The BLM is completing a draft comprehensive environmental impact statement that encompasses all the designated solar study areas, including the land proposed for the solar pilot project areas in this bill. The draft report should be completed this year, with the final record of decision on whether solar power is the best use of the land expected in 2011.
An extensive process
Currently solar developers cannot simply sign a lease for approved BLM land, but instead must undergo extensive application and permitting processes to get a lease through the existing rights-of-way process.
This process is designed for less exclusive land uses such as livestock grazing or laying pipes or transmission lines in slim corridors, but has been adapted by the BLM to solar and wind projects because the agency lacks any other congressionally mandated process.
The BLM recently released the first rent and royalties schedule for solar projects on its land. It’s based on the electrical capacity of the planned solar plant and rural agricultural land values in the home county.
Because of vast differences in land values in rural counties across the United States, rental rates on BLM rights of way vary greatly, from $7.85 per acre in Elko County to $3,139 per acre in Richmond County, N.Y.
Land in most Nevada counties, under existing leases of rights of way, would be rented for less than $50 per acre in 2010, but spike in mining country. Rent on BLM land in Storey County, for example, is $942 an acre this year.

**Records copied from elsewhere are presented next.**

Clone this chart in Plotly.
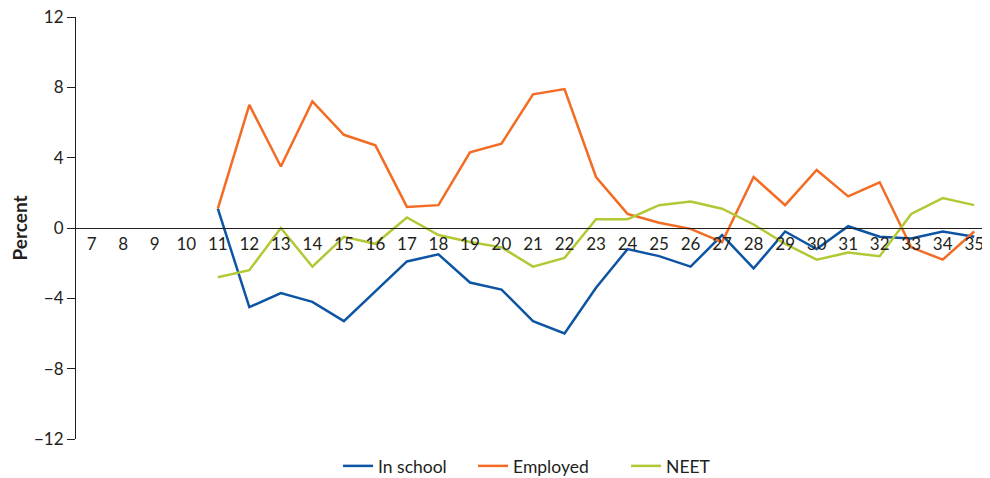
import plotly.graph_objects as go

ages = [str(a) for a in range(7, 36)]

# values per age, 7-10 have no data
in_school = [None, None, None, None,
             1.1, -4.5, -3.7, -4.2, -5.3, -3.6, -1.9, -1.5, -3.1, -3.5,
             -5.3, -6.0, -3.4, -1.2, -1.6, -2.2, -0.4, -2.3, -0.2, -1.2,
             0.1, -0.5, -0.6, -0.2, -0.5]
employed = [None, None, None, None,
            1.1, 7.0, 3.5, 7.2, 5.3, 4.7, 1.2, 1.3, 4.3, 4.8,
            7.6, 7.9, 2.9, 0.8, 0.3, -0.05, -0.8, 2.9, 1.3, 3.3,
            1.8, 2.6, -1.1, -1.8, -0.2]
neet = [None, None, None, None,
        -2.8, -2.4, 0.0, -2.2, -0.5, -0.9, 0.6, -0.4, -0.8, -1.1,
        -2.2, -1.7, 0.5, 0.5, 1.3, 1.5, 1.1, 0.2, -0.9, -1.8,
        -1.4, -1.6, 0.8, 1.7, 1.3]

y_ticks = [-12, -8, -4, 0, 4, 8, 12]

# one legend per series so the uneven gaps of the original can be kept
series = [
    ("In school", in_school, "#0d55a3", "legend", 0.2867),
    ("Employed", employed, "#f26c24", "legend2", 0.4344),
    ("NEET", neet, "#b3c835", "legend3", 0.6018),
]

fig = go.Figure()
for name, vals, color, leg, _ in series:
    fig.add_trace(go.Scatter(x=ages, y=vals, name=name, mode="lines", legend=leg,
                             line=dict(color=color, width=2.5)))

# page body has an 8px margin, so the figure is 8px smaller each way
fig.update_layout(
    width=982, height=470,
    margin=dict(l=68, r=0, t=9, b=39, autoexpand=False),
    plot_bgcolor="white", paper_bgcolor="white",
    font=dict(family="Lato, Noto Sans, sans-serif", size=17, color="#231f20"),
    showlegend=True,
)
for name, vals, color, leg, lx in series:
    fig.update_layout({leg: dict(orientation="h", x=lx, xanchor="left",
                                 y=-0.064, yanchor="middle", font=dict(size=17.5))})

fig.update_xaxes(
    type="category", range=[-0.5, 28.5],
    anchor="free", position=0.5, automargin=False,
    showline=True, linecolor="#231f20", linewidth=1.2,
    showgrid=False, ticks="", zeroline=False,
    tickfont=dict(size=17),
)
fig.update_yaxes(
    range=[-12, 12], tickvals=y_ticks, automargin=False,
    ticklabeloverflow="allow",
    showline=True, linecolor="#231f20", linewidth=1.2,
    ticks="outside", ticklen=8, tickcolor="#231f20",
    showgrid=False, zeroline=False,
    title=dict(text="<b>Percent</b>", font=dict(size=19), standoff=28),
    tickfont=dict(size=17),
)

fig.write_html("out.html")
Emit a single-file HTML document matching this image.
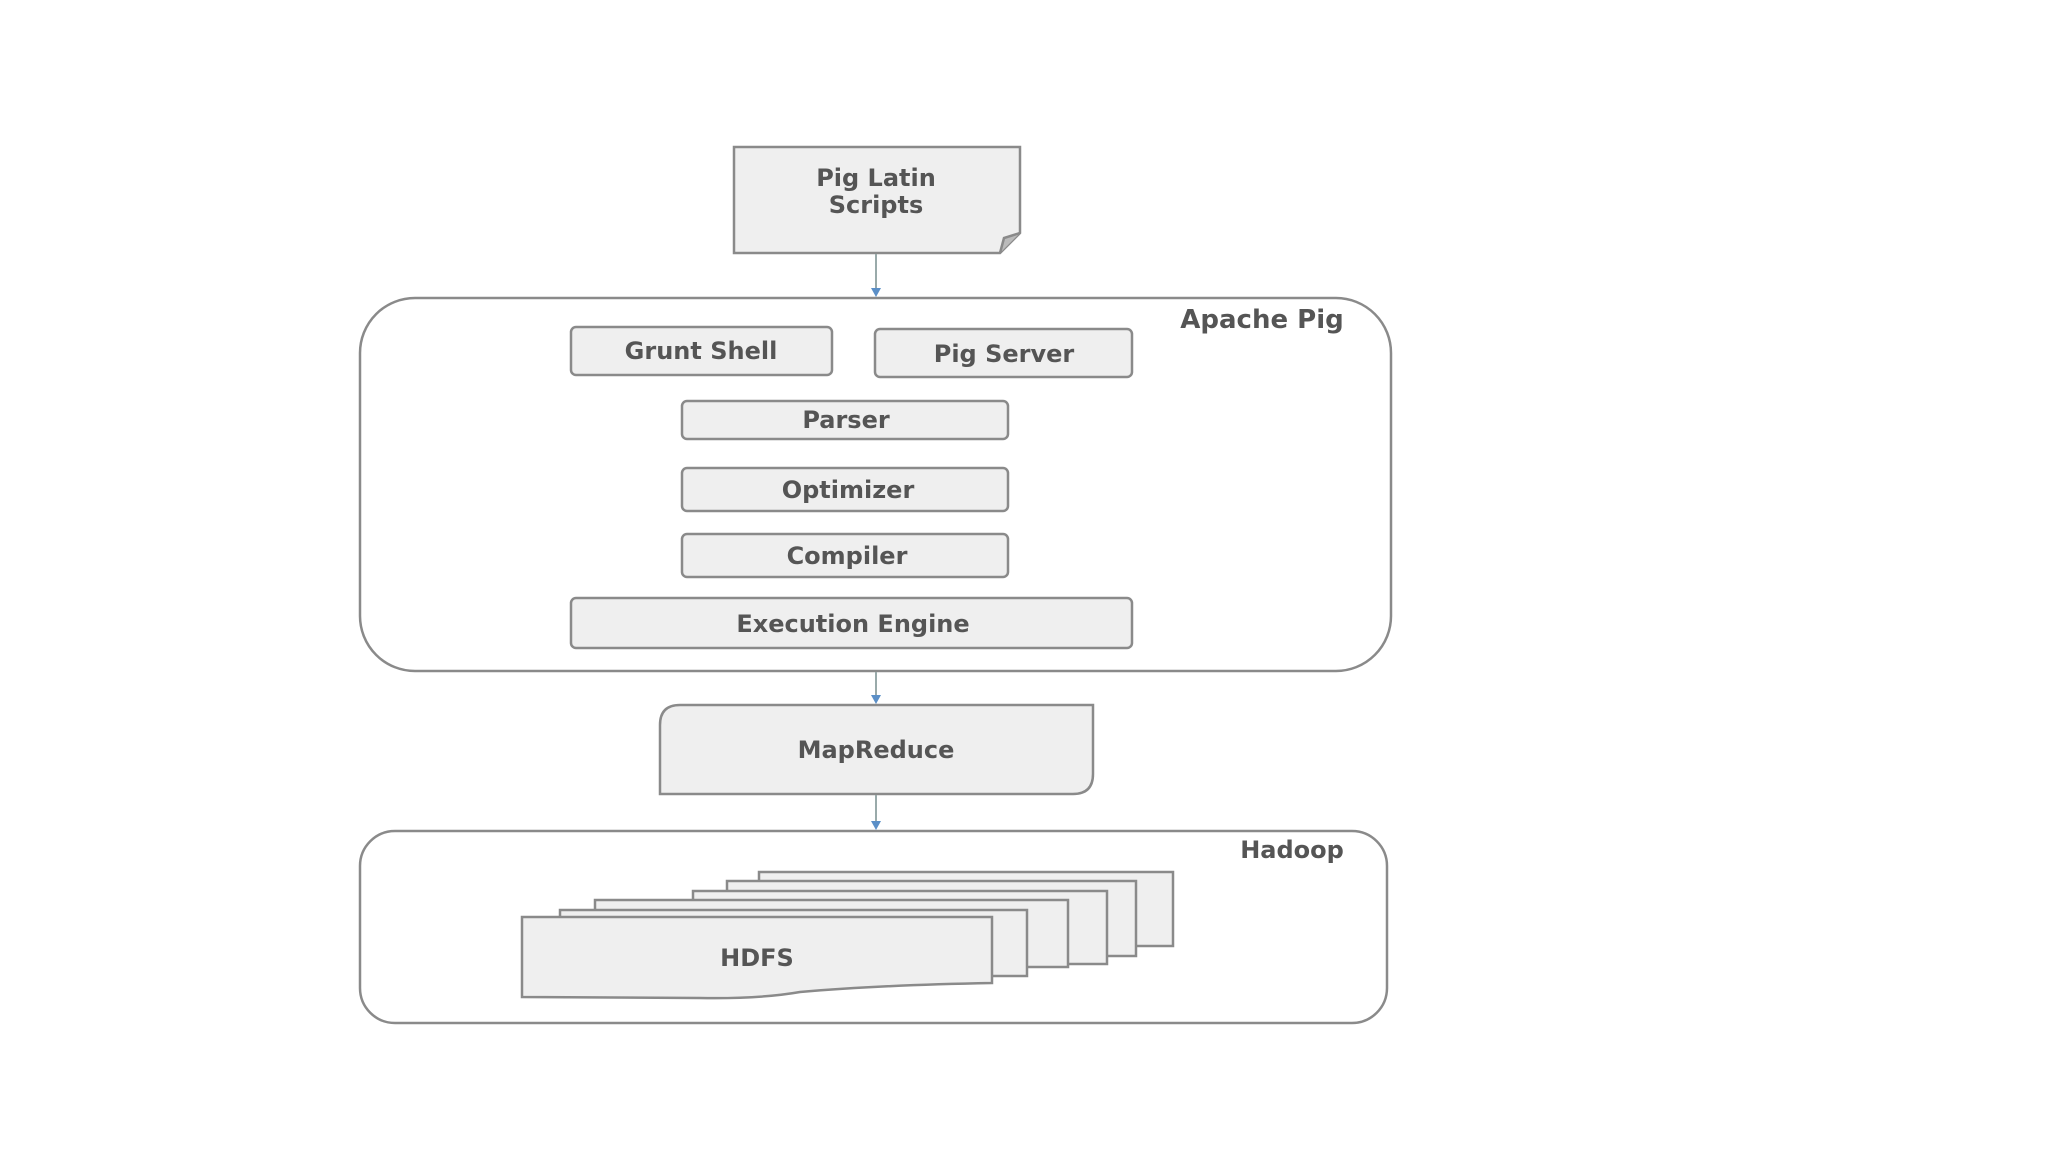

Energy experts say the rents don’t reflect the high value of land for new uses, such as solar and wind development. In Clark County, where land prices are high and solar development is expected to flourish, land would be rented for $94.17 an acre this year. But in nearby Lincoln County, which has tens of thousands of acres of land conducive to solar development, the rent would be just $15.69 an acre.
Under the proposed plan, the BLM would put the leases on the auction block, potentially raising the per-acre rent significantly.
But depending on the price, solar developers could recoup that added rent cost by spending less on site selection. Much of the key environmental assessments and resource studies on these parcels will have been completed by the BLM. This could save developers critical time and resources and give them a timing advantage over competition for power purchase agreements with utilities here and in California.